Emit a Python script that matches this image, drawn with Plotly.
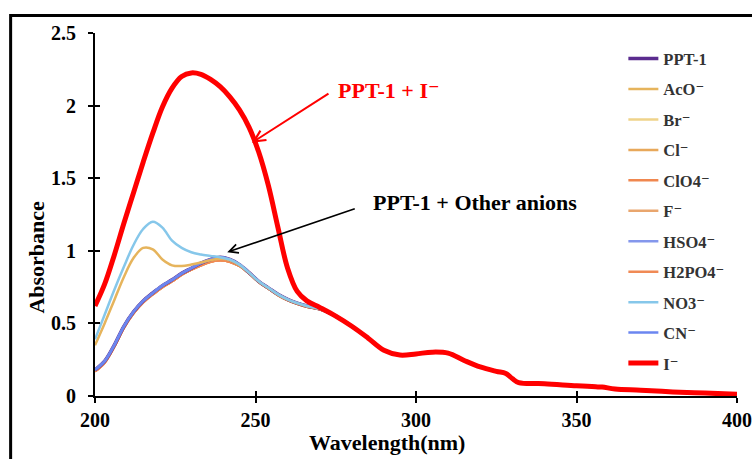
import plotly.graph_objects as go

# ---- data ----
wl_head = [200, 203, 206, 209, 212, 215, 218, 221, 224, 227, 230, 233, 236, 239,
           242, 245, 248, 251, 254, 257, 260, 263, 266, 270]
wl_tail = [275, 280, 285, 290, 295, 300, 305, 310, 315, 320, 325, 328, 330, 332,
           340, 350, 356, 358, 362, 370, 380, 390, 400]

tail = [0.55, 0.48, 0.40, 0.315, 0.282, 0.29, 0.302, 0.295, 0.245, 0.20, 0.17, 0.155,
        0.12, 0.092, 0.085, 0.07, 0.063, 0.062, 0.048, 0.04, 0.028, 0.02, 0.012]

iodide_head = [0.62, 0.77, 0.97, 1.19, 1.40, 1.61, 1.81, 1.99, 2.12, 2.20, 2.225, 2.215,
               2.18, 2.13, 2.06, 1.97, 1.85, 1.68, 1.45, 1.16, 0.88, 0.72, 0.655, 0.61]
ppt_head = [0.18, 0.24, 0.35, 0.48, 0.58, 0.655, 0.71, 0.76, 0.80, 0.845, 0.88, 0.915,
            0.94, 0.955, 0.94, 0.905, 0.85, 0.79, 0.745, 0.70, 0.665, 0.64, 0.62, 0.60]
orange_head = [0.17, 0.23, 0.34, 0.47, 0.57, 0.645, 0.70, 0.75, 0.79, 0.835, 0.87, 0.90,
               0.925, 0.935, 0.925, 0.895, 0.845, 0.785, 0.74, 0.695, 0.66, 0.635, 0.615, 0.597]
aco_head = [0.35, 0.50, 0.66, 0.82, 0.95, 1.02, 1.01, 0.94, 0.90, 0.895, 0.905, 0.92,
            0.935, 0.945, 0.935, 0.90, 0.848, 0.788, 0.743, 0.698, 0.663, 0.638, 0.618, 0.598]
no3_head = [0.39, 0.56, 0.73, 0.89, 1.04, 1.15, 1.20, 1.16, 1.07, 1.02, 0.99, 0.975,
            0.965, 0.955, 0.94, 0.905, 0.85, 0.79, 0.745, 0.70, 0.665, 0.64, 0.62, 0.60]

names = ["PPT-1", "AcO⁻", "Br⁻", "Cl⁻", "ClO4⁻", "F⁻", "HSO4⁻", "H2PO4⁻", "NO3⁻", "CN⁻", "I⁻"]
colors = ["#5B2C8F", "#E6B45C", "#EFD38A", "#E8A85A", "#F0874F", "#E9A66E",
          "#8497EC", "#F08A55", "#86C7EA", "#6B86F0", "#FF0000"]
widths = [3.5, 2.5, 2.5, 2.5, 2.5, 2.5, 2.5, 2.5, 2.5, 2.5, 5]
heads = [ppt_head, aco_head, ppt_head, orange_head, orange_head, orange_head,
         ppt_head, orange_head, no3_head, ppt_head, iodide_head]
draw_order = [3, 5, 4, 7, 2, 0, 6, 9, 1, 8, 10]

wl = wl_head + wl_tail

fig = go.Figure()
for i in draw_order:
    fig.add_trace(go.Scatter(
        x=wl, y=heads[i] + tail, mode="lines", name=names[i],
        line=dict(color=colors[i], width=widths[i], shape="spline", smoothing=1.0),
        legendrank=i + 1, legendgroup=names[i],
    ))

font_family = "'Liberation Serif', 'Times New Roman', 'DejaVu Serif', serif"
fig.update_layout(
    width=752, height=459,
    margin=dict(l=94.5, r=14.5, t=33, b=63, autoexpand=False),
    paper_bgcolor="white", plot_bgcolor="white",
    font=dict(family=font_family, size=20, color="black", weight="bold"),
    showlegend=True,
    legend=dict(x=0.823, y=0.977, xanchor="left", yanchor="top",
                bgcolor="rgba(0,0,0,0)",
                font=dict(family=font_family, size=16.5, color="#333333", weight="bold"),
                traceorder="grouped", tracegroupgap=6, itemwidth=30),
    xaxis=dict(range=[200, 400], tickvals=[200, 250, 300, 350, 400],
               showgrid=False, zeroline=False, showline=True, linecolor="black", linewidth=2,
               ticks="outside", ticklen=5, tickwidth=2, tickcolor="black",
               tickfont=dict(size=20)),
    yaxis=dict(range=[0, 2.5], tickvals=[0, 0.5, 1, 1.5, 2, 2.5],
               ticktext=["0", "0.5", "1", "1.5", "2", "2.5"],
               showgrid=False, zeroline=False, showline=True, linecolor="black", linewidth=2,
               ticks="outside", ticklen=5, tickwidth=2, tickcolor="black",
               ticklabelstandoff=8, tickfont=dict(size=20)),
    xaxis2=dict(range=[200, 400], overlaying="x", side="bottom", anchor="y",
                tickvals=[200, 250, 300, 350, 400], showticklabels=False,
                ticks="inside", ticklen=5, tickwidth=2, tickcolor="black",
                showgrid=False, zeroline=False, showline=False),
    yaxis2=dict(range=[0, 2.5], overlaying="y", side="left", anchor="x",
                tickvals=[0, 0.5, 1, 1.5, 2, 2.5], showticklabels=False,
                ticks="inside", ticklen=5, tickwidth=2, tickcolor="black",
                showgrid=False, zeroline=False, showline=False),
)
# dummy trace to activate the overlay axes
fig.add_trace(go.Scatter(x=[None], y=[None], xaxis="x2", yaxis="y2", showlegend=False, hoverinfo="skip"))

# axis titles (positioned as in the reference)
fig.add_annotation(x=(386.5 - 94.5) / 643, y=(396 - 442) / 363, xref="paper", yref="paper",
                   text="Wavelength(nm)", showarrow=False, xanchor="center", yanchor="middle",
                   font=dict(size=22, color="black", family=font_family, weight="bold"))
fig.add_annotation(x=(35 - 94.5) / 643, y=(396 - 257) / 363, xref="paper", yref="paper",
                   text="Absorbance", showarrow=False, xanchor="center", yanchor="middle",
                   textangle=-90,
                   font=dict(size=22, color="black", family=font_family, weight="bold"))

# arrows and labels
fig.add_annotation(x=248.9, y=1.745, ax=78, ay=-50, text="", showarrow=True,
                   arrowhead=5, arrowsize=1.1, arrowwidth=2, arrowcolor="#FF0000",
                   xref="x", yref="y")
fig.add_annotation(x=241.2, y=0.99, ax=129, ay=-44, text="", showarrow=True,
                   arrowhead=5, arrowsize=1.1, arrowwidth=1.6, arrowcolor="black",
                   xref="x", yref="y")
fig.add_annotation(x=(336 - 94.5) / 643, y=(396 - 90) / 363, xref="paper", yref="paper",
                   text="PPT-1 + I⁻", showarrow=False, xanchor="left", yanchor="middle",
                   font=dict(size=22, color="#FF0000", family=font_family, weight="bold"))
fig.add_annotation(x=(371 - 94.5) / 643, y=(396 - 203) / 363, xref="paper", yref="paper",
                   text="PPT-1 + Other anions", showarrow=False, xanchor="left", yanchor="middle",
                   font=dict(size=22, color="black", family=font_family, weight="bold"))

# outer frame
fig.add_shape(type="rect", xref="paper", yref="paper",
              x0=(10 - 94.5) / 643, x1=(770 - 94.5) / 643,
              y0=(396 - 480) / 363, y1=(396 - 15.5) / 363,
              line=dict(color="black", width=3), fillcolor="rgba(0,0,0,0)", layer="above")

fig.write_html("out.html")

- Stated goal -
Omitting all pictures, restate exactly the lines of the material from its start through the line that contains "340, 350, 356, 358, 362, 370, 380, 390, 400]".

- Reply to the exercise -
Emit a Python script that matches this image, drawn with Plotly.
import plotly.graph_objects as go

# ---- data ----
wl_head = [200, 203, 206, 209, 212, 215, 218, 221, 224, 227, 230, 233, 236, 239,
           242, 245, 248, 251, 254, 257, 260, 263, 266, 270]
wl_tail = [275, 280, 285, 290, 295, 300, 305, 310, 315, 320, 325, 328, 330, 332,
           340, 350, 356, 358, 362, 370, 380, 390, 400]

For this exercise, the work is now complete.